I'm put in mind of all the things that take up the most space on a minimal Ubuntu installation: charmaps, mime types, tzdata, geoip, etc. Seems like all of these could do with being packed into a tight, read-only K/V store.
It's extremely fast and it's easy to work with for reading, but it's just a key-value store. Also, it's sort of weird to work with on the write side. You have to do atomic replaces of the read-only data files.
Regarding writes, most likely the expectation is that you'll update your entire data set periodically in a batch job, or export and cache another authoritative data store. I understood the atomic replace feature as referring to a convenient way to flip to a new version of the database after its production & distribution by a batch job. It sounds like the "cdbmake" tool is designed to facilitate this.

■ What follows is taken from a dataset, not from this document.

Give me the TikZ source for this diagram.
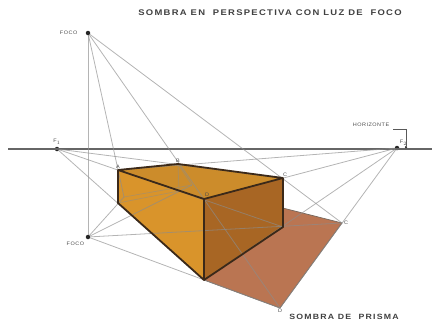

A lot of data doesn't change very often; and a lot of data can tolerate propagation delays on change. When you have an extremely high read volume against such data sets, it can be economical to cache the entire data set and distribute it periodically to the fleets of machines that require access, as opposed to servicing individual reads over a network. Provides lower cost and latency, while supporting a higher volume of reads and higher availability, at the expense of engineering cost and propagation delay.
I don't know how many people remember this, but this kind of "weird atomic replaces of the read-only data file" was very common on unix-systems for a long time.
Take sendmail: people would have their email-aliases in a /etc/aliases file, with a simple ascii-format, lines formatted according to: "<key>: <values...>". The "newaliases" command then would convert the content of the ASCII file /etc/aliases into the binary (originally: Berkeley db) /etc/aliases.db.
As far as I know, CDB was developed initially for qmail, DJBs email-daemon, for exactly that purpose.
Another example for this is the "Yellow-Pages" (yp) / NIS directory services to distribute usernames/userids/groups/... in a UNIX cluster or network. ASCII files were converted into e.g. /var/yp/DOMAIN/passwd.byname, a .db-file where keys are the usernames from /etc/passwd and values were the full ASCII lines from /etc/passwd, same goes for passwd.byuid, group.byname, and so on. All for fast indicing, so that the network server didn't have to repeatedly parse /etc/passwd.
It can be reimplemented from scratch in a few hundred lines of code?
It's not really the same thing, though. CDB provides a single key -> value mapping in a single file, with updates by replacing the entire file; SQLite is a relational database with updates, locking, transactions, SQL, etc.
cdb is immutable - when you want to change the contained data set you generally rebuild the file, flip a fs link to the new version, and release file descriptors referencing the old version in applications when it's time to move on. bdb updates in place, but is slower for reads.
I'd like to see a more up-to date CDB with the 4Gb limit removed. Writing could be implemented by using additional smaller CDB or text file. It would be an interesting problem to find at what size a flat text file should be converted into CDB to maximize speed on the whole.
Found out why (or maybe there is more) - it's using mmap() which is not directly available on Windows (but there is MapViewOfFile and CreateFileMapping).
Notice cordite said a Github mirror, not the Github mirror. You don't need to have your main development happen on Github to have a mirror there, just someone mirroring from the main server.
to be fair, i assume he's only asking because github starring something is actual a fairly good way of keeping track of projects in the way he's talking about. i agree that it sounds a bit presumptuous to say "where's the github mirror, mr. unpaid contributor to open source project", but on the flip side it's a fair point in terms of potentially capitalizing on exposure for a project. and also it's very true that you can sometimes find the best code in very unassuming places.
I'd be really interested to see statistics on this. I don't work in Silicon Valley, and almost all of the stuff people around me are publishing is on GitHub.